На лестнице я замешкалась. Все же такая музыка требует чего-то большего, чем зауженные джинсы и рубаха, безответно влюбленная в утюг. Пришлось проскакать к антресолям, предварительно сняв один кед, и нащупать на запыленной полке (почаще, конечно, надо делать уборку, там же клещи и прочая муть) старую дедушкину шляпу. Выглядела она неплохо, и я решила попробовать. В конце концов мне было плевать. Не то, что в школе – упаси боже появиться в одежде, которая кому-то показалась не стильной… Тамошнее население, выращенное надменными, но при этом небогатыми родителями, а то и обыкновенным быдлом, активно реагировало на любые проявления индивидуальности и ясно давало понять не угодившему, какое оно ничтожество. Я с содроганием и омерзением вспоминала школу – конвейер сталкивающихся лбами неудачников.

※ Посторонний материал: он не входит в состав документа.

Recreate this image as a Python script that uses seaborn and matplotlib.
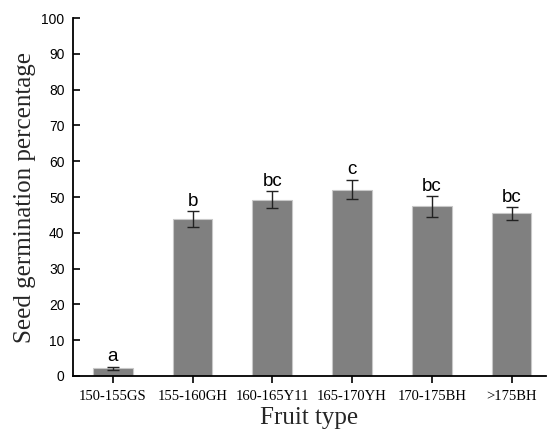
import matplotlib
matplotlib.use("Agg")
import matplotlib.pyplot as plt
import seaborn as sns
import pandas as pd

categories = ["150-155GS", "155-160GH", "160-165Y11", "165-170YH", "170-175BH", ">175BH"]
means = [2.1, 43.9, 49.3, 52.1, 47.4, 45.4]
errors = [0.5, 2.2, 2.3, 2.7, 2.9, 1.8]
letters = ["a", "b", "bc", "c", "bc", "bc"]

sns.set_style("ticks")
df = pd.DataFrame({"Fruit type": categories, "value": means})

fig = plt.figure(figsize=(5.48, 4.33), dpi=100)
ax = fig.add_axes([0.133, 0.132, 0.863, 0.826])
sns.barplot(data=df, x="Fruit type", y="value", color="#808080", saturation=1,
            width=0.5, edgecolor="#c8c8c8", linewidth=0.8, errorbar=None, ax=ax)

centers = [p.get_x() + p.get_width() / 2 for p in ax.patches]
ax.errorbar(centers, means, yerr=errors, fmt="none", ecolor="#222222",
            elinewidth=1.0, capsize=4, capthick=1.0)
for c, m, e, l in zip(centers, means, errors, letters):
    ax.text(c, m + e + 0.4, l, ha="center", va="bottom", fontsize=13.5,
            family="Liberation Sans", color="black")

ax.set_ylim(0, 100)
ax.set_yticks(range(0, 101, 10))
ax.set_xlim(-0.5, 5.43)
for s in ["top", "right"]:
    ax.spines[s].set_visible(False)
for s in ["left", "bottom"]:
    ax.spines[s].set_color("black")
    ax.spines[s].set_linewidth(1.3)
ax.tick_params(axis="y", direction="in", length=5, width=1.2, labelsize=10, colors="black", pad=6)
ax.tick_params(axis="x", direction="out", length=5, width=1.2, labelsize=10.5, colors="black", pad=5)
for t in ax.get_yticklabels():
    t.set_family("Liberation Sans")
for t in ax.get_xticklabels():
    t.set_family("Liberation Serif")
ax.set_xlabel("Fruit type", family="Liberation Serif", fontsize=18, labelpad=3)
ax.set_ylabel("Seed germination percentage", family="Liberation Serif", fontsize=18, labelpad=4)

fig.savefig("out.png", dpi=100)
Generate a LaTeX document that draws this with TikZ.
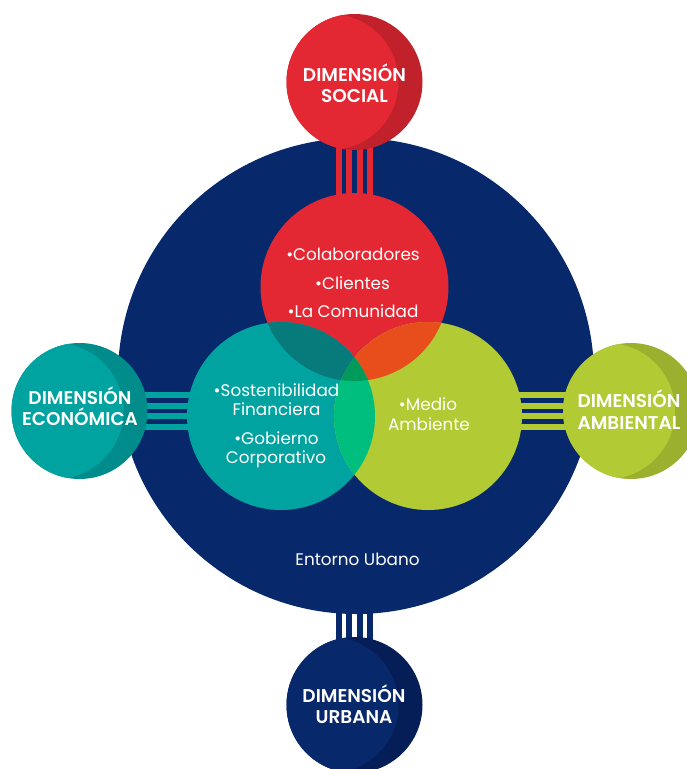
\documentclass[tikz,border=0pt]{standalone}
\usepackage{fontspec}
\setmainfont{Poppins}[BoldFont={Poppins SemiBold}]
\definecolor{navy}{RGB}{7,40,107}
\definecolor{navydk}{RGB}{5,30,88}
\definecolor{redc}{RGB}{227,40,52}
\definecolor{reddk}{RGB}{192,33,43}
\definecolor{tealc}{RGB}{0,163,160}
\definecolor{tealdk}{RGB}{0,140,138}
\definecolor{greenc}{RGB}{178,202,52}
\definecolor{greendk}{RGB}{155,176,46}
\definecolor{rtc}{RGB}{7,123,124}
\definecolor{rgc}{RGB}{232,78,28}
\definecolor{tgc}{RGB}{0,190,126}
\definecolor{rtgc}{RGB}{0,154,91}
\newcommand\dimcirc[3]{%
  \fill[#3] (#1) circle[radius=68pt];
  \begin{scope}
    \clip (#1) circle[radius=68pt];
    \fill[#2] ([xshift=-24pt]#1) circle[radius=68pt];
  \end{scope}}
\tikzset{
  dimtext/.style={text=white,anchor=base,inner sep=0pt,font=\bfseries\fontsize{18.5}{20}\selectfont},
  intext/.style={text=white,anchor=base,inner sep=0pt,font=\fontsize{16.8}{20}\selectfont},
  bar/.style={line width=6.2pt}
}
\begin{document}
\begin{tikzpicture}[x=1pt,y=-1pt]
\useasboundingbox (0,0) rectangle (687,769);
\coordinate (C) at (356,376);
\coordinate (S) at (354.5,82);
\coordinate (E) at (79.5,411);
\coordinate (A) at (631,411);
\coordinate (U) at (354.5,705);
\coordinate (R) at (354.5,287);
\coordinate (T) at (281,416);
\coordinate (G) at (428,416);
% big navy circle
\fill[navy] (C) circle[radius=238pt];
% bars
\foreach \d in {-15.75,-5.25,5.25,15.75}{
  \draw[bar,redc] ([xshift=\d pt]S) -- ([xshift=\d pt]S |- R);
  \draw[bar,navy] ([xshift=\d pt]U) -- ([xshift=\d pt]U |- C);
  \draw[bar,tealc] ([yshift=\d pt]E) -- ([yshift=\d pt]E -| T);
  \draw[bar,greenc] ([yshift=\d pt]A) -- ([yshift=\d pt]A -| G);
}
% inner circles
\fill[redc] (R) circle[radius=94pt];
\fill[tealc] (T) circle[radius=94pt];
\fill[greenc] (G) circle[radius=94pt];
\begin{scope}
  \clip (R) circle[radius=94pt];
  \fill[rtc] (T) circle[radius=94pt];
  \fill[rgc] (G) circle[radius=94pt];
\end{scope}
\begin{scope}
  \clip (T) circle[radius=94pt];
  \fill[tgc] (G) circle[radius=94pt];
  \clip (R) circle[radius=94pt];
  \fill[rtgc] (G) circle[radius=94pt];
\end{scope}
% dimension circles
\dimcirc{S}{redc}{reddk}
\dimcirc{E}{tealc}{tealdk}
\dimcirc{A}{greenc}{greendk}
\dimcirc{U}{navy}{navydk}
% texts
\node[dimtext] (s1) at (354.5,81) {DIMENSIÓN};
\node[dimtext] (s2) at (354.5,102) {SOCIAL};
\node[dimtext] (e1) at (80,404) {DIMENSIÓN};
\node[dimtext] (e2) at (80,425) {ECONÓMICA};
\node[dimtext] (a1) at (629,407) {DIMENSIÓN};
\node[dimtext] (a2) at (629,429) {AMBIENTAL};
\node[dimtext] (u1) at (354,702) {DIMENSIÓN};
\node[dimtext] (u2) at (354,723) {URBANA};
\node[intext] (r1) at (353,260) {•Colaboradores};
\node[intext] (r2) at (352.5,289) {•Clientes};
\node[intext] (r3) at (353,317) {•La Comunidad};
\node[intext] (t1) at (276.5,396) {•Sostenibilidad};
\node[intext] (t2) at (276.5,415) {Financiera};
\node[intext] (t3) at (276.5,444) {•Gobierno};
\node[intext] (t4) at (276,463) {Corporativo};
\node[intext] (g1) at (428,410) {•Medio};
\node[intext] (g2) at (429,430) {Ambiente};
\node[intext] (en) at (357.5,565) {Entorno Ubano};
\end{tikzpicture}
\end{document}
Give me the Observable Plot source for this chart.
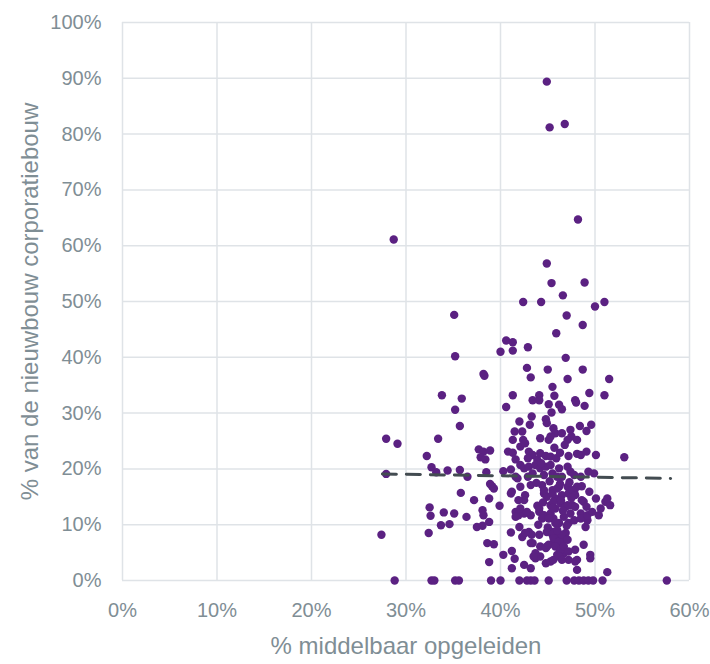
<!DOCTYPE html>
<html><head><meta charset="utf-8">
<script src="https://cdn.jsdelivr.net/npm/d3@7"></script>
<script src="https://cdn.jsdelivr.net/npm/@observablehq/plot@0.6"></script>
<style>body{margin:0;background:#fff}</style>
</head><body><div id="chart"></div>
<script>
// % middelbaar opgeleiden (x) and % van de nieuwbouw corporatiebouw (y), per gemeente
const middelbaar = [
44.9,45.2,46.8,48.2,28.7,44.9,45.4,48.9,46.6,42.4,44.3,50.0,51.0,35.1,47.0,48.7,45.9,40.6,41.3,40.0,
41.3,42.9,35.2,46.9,42.8,45.0,48.7,38.2,38.3,43.2,47.1,51.5,45.5,33.8,35.9,41.3,44.1,43.4,45.7,49.4,
51.0,47.9,44.1,45.1,46.2,46.5,45.4,48.0,48.9,40.6,35.2,35.7,27.9,29.1,33.4,32.2,32.7,33.2,34.4,27.9,
35.7,35.8,32.5,32.6,34.0,35.1,33.7,34.6,27.4,32.4,
41.5,41.3,42.0,37.7,38.2,38.9,37.9,38.4,40.8,41.3,41.6,38.5,40.3,41.1,41.8,38.9,
43.3,43.1,42.3,42.4,44.8,44.9,45.6,45.8,46.5,47.4,47.5,48.4,49.1,49.6,44.2,45.1,45.3,47.1,48.1,42.1,
42.6,43.0,43.4,42.9,43.9,44.2,44.8,45.3,45.9,46.3,47.2,48.1,48.5,49.1,50.1,53.1,42.1,42.5,43.0,43.7,
44.2,44.8,45.3,46.2,47.1,47.4,41.6,42.9,43.4,44.6,45.5,46.0,46.5,47.8,48.5,49.9,39.1,39.3,36.5,37.2,
38.8,39.9,41.2,41.1,42.1,42.6,42.5,43.2,43.9,44.4,44.6,44.9,45.5,45.8,46.2,46.5,47.1,47.2,47.8,48.1,
48.6,45.3,45.8,46.4,46.9,47.6,47.9,48.8,49.1,50.1,51.1,51.6,36.4,38.1,38.2,38.8,37.5,38.1,41.6,41.9,
42.5,43.2,44.1,44.6,45.3,45.6,46.2,46.7,47.2,47.8,48.5,49.2,49.0,50.4,42.0,41.1,42.3,43.0,43.3,44.1,
44.9,45.5,46.2,46.9,46.5,45.6,44.9,38.6,39.3,43.4,46.2,46.0,46.7,47.2,48.1,47.9,48.8,49.5,49.5,40.3,
41.2,41.2,38.8,42.5,43.2,43.7,44.2,44.8,45.3,48.1,51.3,41.5,41.9,41.6,49.3,
44.6,45.5,45.6,46.0,46.4,47.1,47.6,47.9,48.6,49.4,50.6,51.3,
42.1,42.8,44.1,44.4,45.1,45.8,47.4,48.5,49.2,49.7,
42.6,45.5,45.6,46.2,46.5,47.1,
43.2,44.2,44.8,45.1,45.8,46.4,46.7,47.2,
43.7,43.5,45.6,46.2,46.5,47.9,
44.0,45.0,46.0,47.0,44.5,45.5,46.6,47.5,43.8,45.2,46.3,47.3,44.3,45.7,46.8,
28.8,32.7,33.0,35.2,35.6,39.0,40.0,42.0,42.8,43.2,43.6,45.1,47.0,47.8,48.3,48.8,49.3,49.8,50.8,57.6
];
const corporatie = [
89.4,81.2,81.8,64.7,61.1,56.8,53.3,53.4,51.1,49.9,49.9,49.1,49.9,47.6,47.5,45.8,44.3,43.0,42.7,41.0,
41.2,41.8,40.2,39.9,38.1,37.8,37.8,37.0,36.7,36.4,36.1,36.1,34.7,33.2,32.6,33.2,33.2,32.3,33.1,33.6,
33.2,32.3,32.3,31.6,31.5,30.7,30.1,31.9,31.3,31.1,30.6,27.7,25.4,24.5,25.4,22.3,20.3,19.4,19.7,19.1,
19.8,15.7,13.1,11.6,12.2,12.0,9.9,10.1,8.2,8.5,
26.7,25.2,28.5,23.5,23.1,23.3,22.1,21.7,23.1,22.9,21.7,19.4,19.6,19.9,18.3,17.3,
29.4,27.9,26.7,25.2,28.9,28.2,27.3,26.4,26.4,27.0,25.8,27.7,26.8,27.9,25.5,25.2,25.8,25.2,25.2,24.0,
24.6,23.1,22.5,21.9,21.6,22.8,22.3,22.2,21.9,22.9,22.3,22.7,22.5,23.1,22.5,22.1,20.7,20.1,20.4,20.7,
20.1,20.4,20.7,20.1,20.4,19.5,18.6,18.6,19.2,18.9,19.2,18.6,18.6,18.9,18.6,19.2,16.9,16.5,18.6,14.4,
14.7,13.4,15.9,15.6,16.8,15.3,14.4,17.1,13.4,17.1,15.6,15.0,16.2,14.7,16.8,15.3,16.8,15.6,15.9,16.8,
16.9,13.5,12.9,13.8,13.2,13.5,13.2,14.1,13.2,14.7,14.1,13.5,11.4,12.6,11.7,10.5,9.6,9.8,12.3,11.7,
12.0,11.7,12.3,11.7,12.0,11.1,10.3,11.4,10.3,10.8,12.0,10.8,9.6,11.7,9.6,8.6,7.8,8.7,8.2,8.2,
8.7,8.2,7.8,8.5,7.0,6.7,6.1,6.7,6.5,6.7,5.8,4.6,4.9,3.7,3.7,5.5,6.4,4.6,4.0,4.6,
5.3,2.2,3.3,2.8,2.2,4.0,4.3,3.1,3.4,1.9,1.5,3.9,14.4,11.4,19.5,
16.2,15.6,14.1,16.5,14.4,13.5,16.2,15.3,14.4,15.9,12.9,14.7,
12.9,12.3,12.9,11.1,11.1,10.3,12.0,11.1,11.7,12.3,
8.5,8.7,7.6,7.0,8.2,7.3,
6.7,6.1,5.8,6.4,6.1,5.5,6.1,5.2,
4.9,4.3,3.7,4.3,3.7,3.4,
10.0,9.5,9.0,9.8,14.0,13.0,12.5,14.8,17.5,17.8,17.3,17.6,21.0,23.8,24.3,
0,0,0,0,0,0,0,0,0,0,0,0,0,0,0,0,0,0,0,0
];
// trendline end points
const trendX = [27.5, 58];
const trendY = [19.1, 18.3];
const xTicks = [0, 10, 20, 30, 40, 50, 60];
const yTicks = [0, 10, 20, 30, 40, 50, 60, 70, 80, 90, 100];
const xTitle = "% middelbaar opgeleiden";
const yTitle = "% van de nieuwbouw corporatiebouw";

const points = middelbaar.map((x, i) => ({x, y: corporatie[i]}));
const trend = trendX.map((x, i) => ({x, y: trendY[i]}));
const font = "'Liberation Sans', Arial, sans-serif";
const gray = "#7f8e95";

const chart = Plot.plot({
  width: 710,
  height: 664,
  marginLeft: 122,
  marginRight: 21,
  marginTop: 22,
  marginBottom: 84,
  style: {fontFamily: font, background: "#ffffff", overflow: "visible"},
  x: {domain: [0, 60]},
  y: {domain: [0, 100]},
  marks: [
    Plot.gridX(xTicks, {stroke: "#dfe3e7", strokeOpacity: 1, strokeWidth: 1.5}),
    Plot.gridY(yTicks, {stroke: "#dfe3e7", strokeOpacity: 1, strokeWidth: 1.5}),
    Plot.axisX(xTicks, {tickSize: 0, tickPadding: 22, tickFormat: d => d + "%", fontSize: 20, fill: gray, label: null}),
    Plot.axisY(yTicks, {tickSize: 0, tickPadding: 21, tickFormat: d => d + "%", fontSize: 20, fill: gray, label: null}),
    Plot.dot(points, {x: "x", y: "y", r: 4.2, fill: "#5b2182", stroke: "none"}),
    Plot.line(trend, {x: "x", y: "y", stroke: "#434c51", strokeWidth: 3, strokeDasharray: "14,10"}),
    Plot.text([xTitle], {frameAnchor: "bottom", dy: 66, text: d => d, fontSize: 24, fill: gray, lineAnchor: "middle", textAnchor: "middle"}),
    Plot.text([yTitle], {frameAnchor: "left", dx: -92, rotate: -90, text: d => d, fontSize: 24, fill: gray, lineAnchor: "middle", textAnchor: "middle"})
  ]
});
document.getElementById("chart").appendChild(chart);
</script>
</body></html>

Шляпа, кеды, Эми, вечерний Питер… У меня было достаточно причин чувствовать себя стильной и довольной. Вышагивая внутренний ритм, я крутилась в своей молодости, крутилась в не совсем еще остывшей первой любви… Сколько продумала я о ней, а вечер превратил ее в далекий вздох. Это было сродни освобождению, выздоровлению, удаляло из мозга боль и сомнения. Жизнь, моя жизнь, шла вперед. Забавно, героини драмы из меня никогда не получится. Я слишком быстро утешаюсь, даже если чувства настоящие. В конце концов люди – лишь цель, средство… Важнее я сама.
По мере того, как солнце окрашивало стебли травы в золотистую россыпь, а здания, видевшие сердцевину истории России, преображались и блестели неровными глазами окон, мое охлажденное сердце наполнялось успокоением и размягченной любовью. Что все мои волнения по сравнению со счастьем жить, созерцать этот закат?
Каким бы слогом я не обладала, у меня не получится описать всего восхищения перед этим, ликования при мысли, что жизнь моя, я могу потрогать ее, могу изменить или сделать лучше. Мне всегда казалось странным, как вообще возможно существование, что привело к тому, что я есть, я мыслю и чувствую. Почему я не улитка, не бесплотный дух… Сколько миллиардов случайностей привели к зарождению моей жизни? От подобных мыслей мне всегда становилось не по себе, словно затягивало в трясину сознания. Один мой хороший друг, пути с которым у меня давненько разошлись безболезненно, как-то сказал мне, что это оттого, что путем таких мыслей я касаюсь истины, а она отодвигает меня. Чистейший романтик, но, возможно, со всем своим антиматериализмом он был не так уж неправ…
Друзья как-то разбрелись, рассыпались во времени, отпали. Те, которые остались, с каждым годом представляли все меньший интерес. Рвать с ними было бы погано, я стремилась найти новых, интересных, но притирание с незнакомыми наваливалось невыполнимой тяжестью.
Все меняется, а моя личность быстрее и неуловимее, чем хотелось бы. Может, я и хочу оставаться собой семнадцатилетней, но это невозможно. Невозможно застрять во времени, всю жизнь провести с одними людьми. Время идет вперед, что-то отмирает, но что-то появляется. Не к чему из-за этого впадать в хандру.
Жизнь – река, песок… Не так ли рассуждали восточные философы, апатично взирая на страдания тех, кто не мог понять, что важно на самом деле? Вечная дилемма – бороться с системой, получив поругание при жизни, тайное уважение меньшинства и возможный билет в вечность, или отрешиться от мира, друзей, всего, что стало играть такую огромную роль, когда я лучше научилась понимать мир?
Я плыла по естественно прекрасному в это время года городу, мимо бегунов, колесящих по замкнутой траектории, мимо напыщенных или растрепанных мамаш с детьми, в какой-то сонной неторопливости осмысляя, где я и что со мной. Вдали торчали искусственные деревья крыш – сотворенный человеком пейзаж. Окружающее как-то чудно выливалось в фантасмагорию моего воображения, отображения моих миров. Я была точно пьяна, хоть крепче кофе ничего не пила. Когда-то я читала, что наш мозг сам в нужных ему количествах вырабатывает вещества, содержащиеся в наркотиках.
Сменивший Эми Армстронг елейной патокой заползал в уши. В этом качестве я слышала даже, как он елозит языком по микрофону. Ветер шептал что-то разметанным по плечам податливым, как я сама в тот день, прядям, клеящимся к губам, облитым блеском. Что со мной делает эта игра души? И какие непревзойденные чувства возникают благодаря обыкновенному, если разобраться, влечению к другому человеку, из-за наслаждения музыкой или едой. Гедонисты несправедливо подвергаются слишком суровой критике. Человек рожден, чтобы благодарить жизнь. Чтобы вкушать ее, смакуя.